(Source code of charts)
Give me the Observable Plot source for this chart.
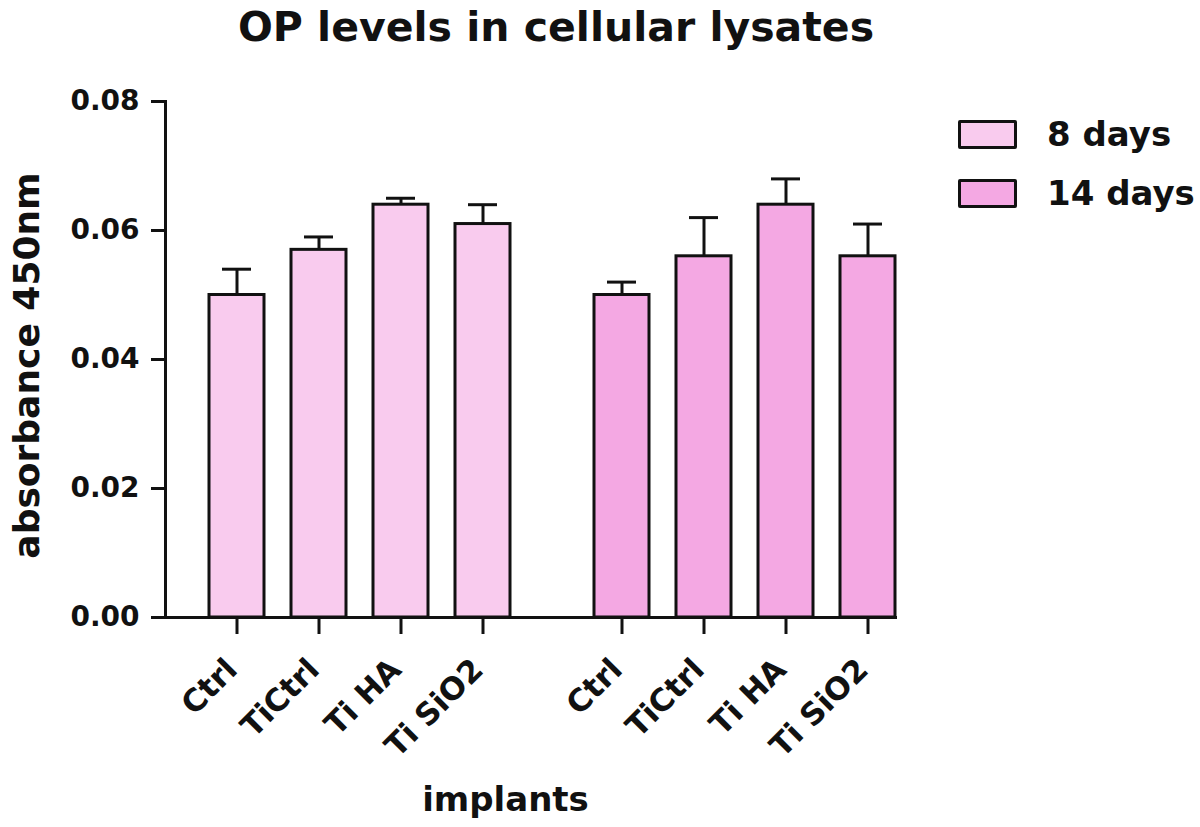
<!DOCTYPE html>
<html>
<head>
<meta charset="utf-8">
<script src="https://cdn.jsdelivr.net/npm/d3@7"></script>
<script src="https://cdn.jsdelivr.net/npm/@observablehq/plot@0.6"></script>
<style>
  html, body { margin: 0; padding: 0; background: #fff; }
  #wrap { position: relative; width: 1200px; height: 827px; font-family: "DejaVu Sans", sans-serif; font-weight: bold; color: #111; }
  #title { height: 55px; line-height: 55px; width: 1112px; text-align: center; font-size: 41px; }
  #legend { position: absolute; left: 958px; top: 120px; }
  .item { display: flex; align-items: center; height: 29px; margin-bottom: 30px; }
  .sw { width: 53px; height: 23px; border: 3px solid #111; border-radius: 2px; box-sizing: content-box; }
  .lab { margin-left: 30px; font-size: 34px; line-height: 29px; }
</style>
</head>
<body>
<div id="wrap">
  <div id="title">OP levels in cellular lysates</div>
  <div id="chart"></div>
  <div id="legend"></div>
</div>
<script>
const groups = ["8 days", "14 days"];
const implants = ["Ctrl", "TiCtrl", "Ti HA", "Ti SiO2"];
const mean8 = [0.050, 0.057, 0.064, 0.061];
const sd8 = [0.004, 0.002, 0.001, 0.003];
const mean14 = [0.050, 0.056, 0.064, 0.056];
const sd14 = [0.002, 0.006, 0.004, 0.005];
const yTicks = [0, 0.02, 0.04, 0.06, 0.08];
const colors = ["#f9cbee", "#f4a8e3"];
const yLabel = "absorbance 450nm";
const xLabel = "implants";

const rows = [];
implants.forEach((imp, i) => rows.push({group: groups[0], implant: imp, mean: mean8[i], sd: sd8[i]}));
implants.forEach((imp, i) => rows.push({group: groups[1], implant: imp, mean: mean14[i], sd: sd14[i]}));

const chart = Plot.plot({
  width: 1200,
  height: 772,
  marginTop: 46,
  marginBottom: 210,
  marginLeft: 165,
  marginRight: 305,
  style: {fontFamily: "DejaVu Sans, sans-serif", fontWeight: "bold", fontSize: "28px", color: "#111", background: "#fff", overflow: "visible"},
  fx: {domain: groups, paddingInner: 0.104, paddingOuter: 0, axis: null, label: null},
  x: {domain: implants, paddingInner: 0.33, paddingOuter: 0.268, align: 1, label: null},
  y: {domain: [0, 0.08], label: null},
  color: {domain: groups, range: colors},
  marks: [
    Plot.ruleX(rows, {fx: "group", x: "implant", y1: "mean", y2: d => d.mean + d.sd, stroke: "#111", strokeWidth: 3}),
    Plot.barY(rows, {fx: "group", x: "implant", y: "mean", fill: "group", stroke: "#111", strokeWidth: 3}),
    Plot.tickY(rows, {fx: "group", x: "implant", y: d => d.mean + d.sd, insetLeft: 13, insetRight: 13, stroke: "#111", strokeWidth: 3}),
    Plot.axisY({ticks: yTicks, tickFormat: d3.format(".2f"), tickSize: 14, tickPadding: 12, strokeWidth: 3, fontSize: 28, label: null}),
    Plot.axisX({tickSize: 17, tickFormat: () => "", strokeWidth: 3, label: null}),
    Plot.axisX({tickSize: 0, tickRotate: -45, tickPadding: 47, dx: -5, fontSize: 31, label: null}),
    Plot.frame({anchor: "left", facet: "super", stroke: "#111", strokeWidth: 3}),
    Plot.frame({anchor: "bottom", facet: "super", stroke: "#111", strokeWidth: 3}),
    Plot.text([yLabel], {text: d => d, frameAnchor: "left", textAnchor: "middle", rotate: -90, dx: -138, dy: 6, facet: "super", fontSize: 36, fill: "#111"}),
    Plot.text([xLabel], {text: d => d, frameAnchor: "bottom", textAnchor: "middle", dx: -25, dy: 193, facet: "super", fontSize: 34, fill: "#111"})
  ]
});
document.getElementById("chart").appendChild(chart);

const legend = document.getElementById("legend");
groups.forEach((g, i) => {
  const item = document.createElement("div");
  item.className = "item";
  const sw = document.createElement("div");
  sw.className = "sw";
  sw.style.background = colors[i];
  const lab = document.createElement("span");
  lab.className = "lab";
  lab.textContent = g;
  item.appendChild(sw);
  item.appendChild(lab);
  legend.appendChild(item);
});
</script>
</body>
</html>
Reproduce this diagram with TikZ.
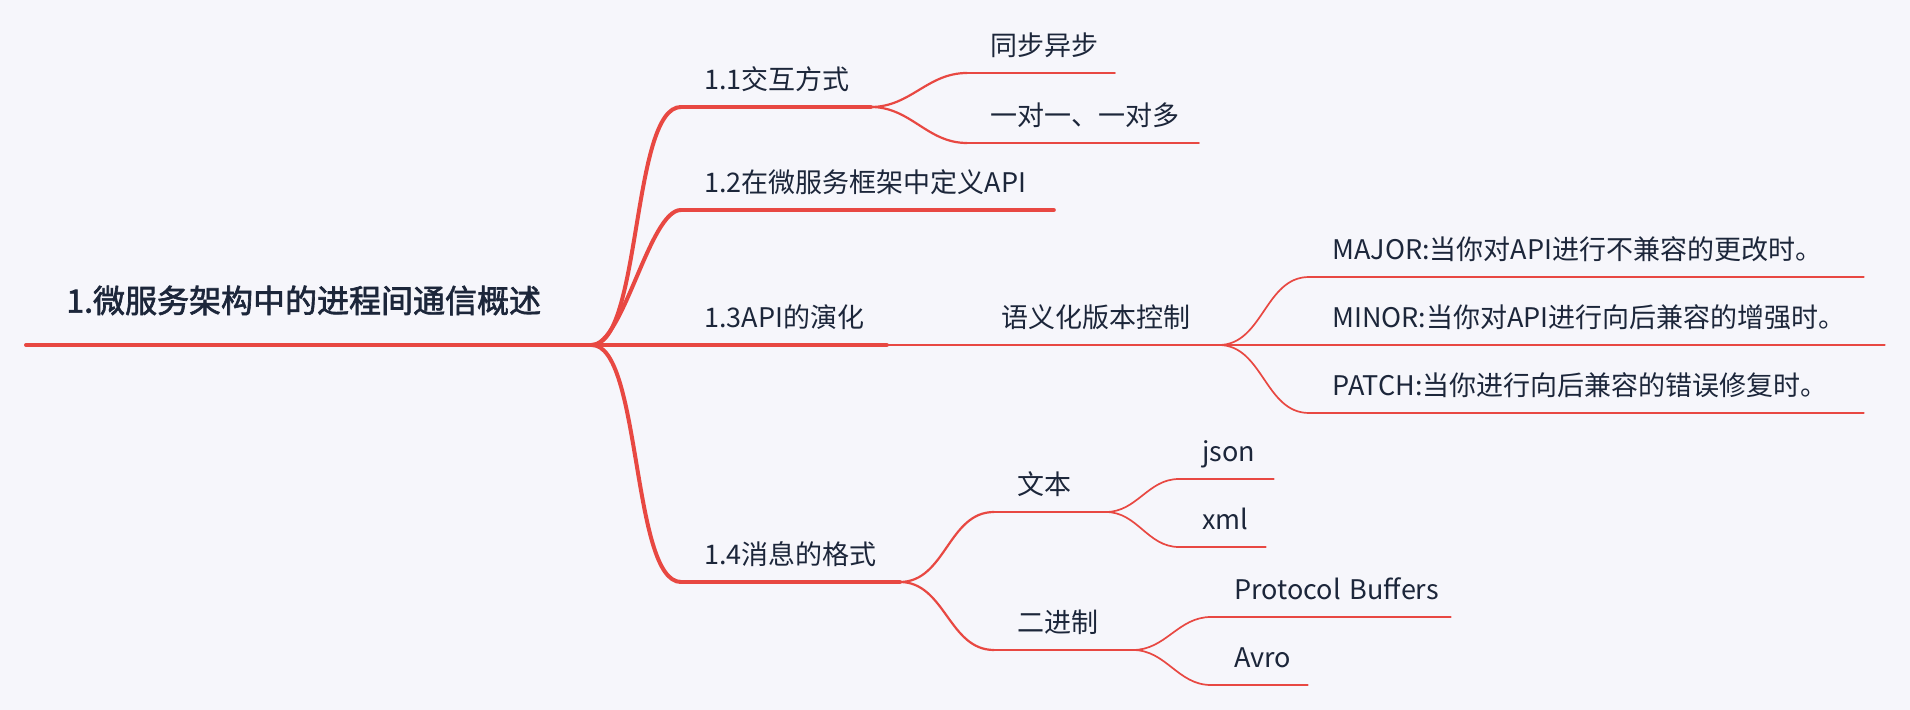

• **WHAT YOU ARE ASKED TO DO**: Quote every line of the records above exactly; no picture is to be copied.

• **COMPLETED EXERCISE**:
Give me the Observable Plot source for this chart.
<!DOCTYPE html>
<html>
<head>
<meta charset="utf-8">
<script src="https://cdn.jsdelivr.net/npm/d3@7"></script>
<script src="https://cdn.jsdelivr.net/npm/@observablehq/plot@0.6"></script>
<style>
  html, body { margin: 0; padding: 0; background: #fff; }
  #wrap { position: relative; width: 1200px; height: 827px; font-family: "DejaVu Sans", sans-serif; font-weight: bold; color: #111; }
  #title { height: 55px; line-height: 55px; width: 1112px; text-align: center; font-size: 41px; }
  #legend { position: absolute; left: 958px; top: 120px; }
  .item { display: flex; align-items: center; height: 29px; margin-bottom: 30px; }
  .sw { width: 53px; height: 23px; border: 3px solid #111; border-radius: 2px; box-sizing: content-box; }
  .lab { margin-left: 30px; font-size: 34px; line-height: 29px; }
</style>
</head>
<body>
<div id="wrap">
  <div id="title">OP levels in cellular lysates</div>
  <div id="chart"></div>
  <div id="legend"></div>
</div>
<script>
const groups = ["8 days", "14 days"];
const implants = ["Ctrl", "TiCtrl", "Ti HA", "Ti SiO2"];
const mean8 = [0.050, 0.057, 0.064, 0.061];
const sd8 = [0.004, 0.002, 0.001, 0.003];
const mean14 = [0.050, 0.056, 0.064, 0.056];
const sd14 = [0.002, 0.006, 0.004, 0.005];
const yTicks = [0, 0.02, 0.04, 0.06, 0.08];
const colors = ["#f9cbee", "#f4a8e3"];
const yLabel = "absorbance 450nm";
const xLabel = "implants";

const rows = [];
implants.forEach((imp, i) => rows.push({group: groups[0], implant: imp, mean: mean8[i], sd: sd8[i]}));
implants.forEach((imp, i) => rows.push({group: groups[1], implant: imp, mean: mean14[i], sd: sd14[i]}));

const chart = Plot.plot({
  width: 1200,
  height: 772,
  marginTop: 46,
  marginBottom: 210,
  marginLeft: 165,
  marginRight: 305,
  style: {fontFamily: "DejaVu Sans, sans-serif", fontWeight: "bold", fontSize: "28px", color: "#111", background: "#fff", overflow: "visible"},
  fx: {domain: groups, paddingInner: 0.104, paddingOuter: 0, axis: null, label: null},
  x: {domain: implants, paddingInner: 0.33, paddingOuter: 0.268, align: 1, label: null},
  y: {domain: [0, 0.08], label: null},
  color: {domain: groups, range: colors},
  marks: [
    Plot.ruleX(rows, {fx: "group", x: "implant", y1: "mean", y2: d => d.mean + d.sd, stroke: "#111", strokeWidth: 3}),
    Plot.barY(rows, {fx: "group", x: "implant", y: "mean", fill: "group", stroke: "#111", strokeWidth: 3}),
    Plot.tickY(rows, {fx: "group", x: "implant", y: d => d.mean + d.sd, insetLeft: 13, insetRight: 13, stroke: "#111", strokeWidth: 3}),
    Plot.axisY({ticks: yTicks, tickFormat: d3.format(".2f"), tickSize: 14, tickPadding: 12, strokeWidth: 3, fontSize: 28, label: null}),
    Plot.axisX({tickSize: 17, tickFormat: () => "", strokeWidth: 3, label: null}),
    Plot.axisX({tickSize: 0, tickRotate: -45, tickPadding: 47, dx: -5, fontSize: 31, label: null}),
    Plot.frame({anchor: "left", facet: "super", stroke: "#111", strokeWidth: 3}),
    Plot.frame({anchor: "bottom", facet: "super", stroke: "#111", strokeWidth: 3}),
    Plot.text([yLabel], {text: d => d, frameAnchor: "left", textAnchor: "middle", rotate: -90, dx: -138, dy: 6, facet: "super", fontSize: 36, fill: "#111"}),
    Plot.text([xLabel], {text: d => d, frameAnchor: "bottom", textAnchor: "middle", dx: -25, dy: 193, facet: "super", fontSize: 34, fill: "#111"})
  ]
});
document.getElementById("chart").appendChild(chart);

const legend = document.getElementById("legend");
groups.forEach((g, i) => {
  const item = document.createElement("div");
  item.className = "item";
  const sw = document.createElement("div");
  sw.className = "sw";
  sw.style.background = colors[i];
  const lab = document.createElement("span");
  lab.className = "lab";
  lab.textContent = g;
  item.appendChild(sw);
  item.appendChild(lab);
  legend.appendChild(item);
});
</script>
</body>
</html>
Reproduce this diagram with TikZ.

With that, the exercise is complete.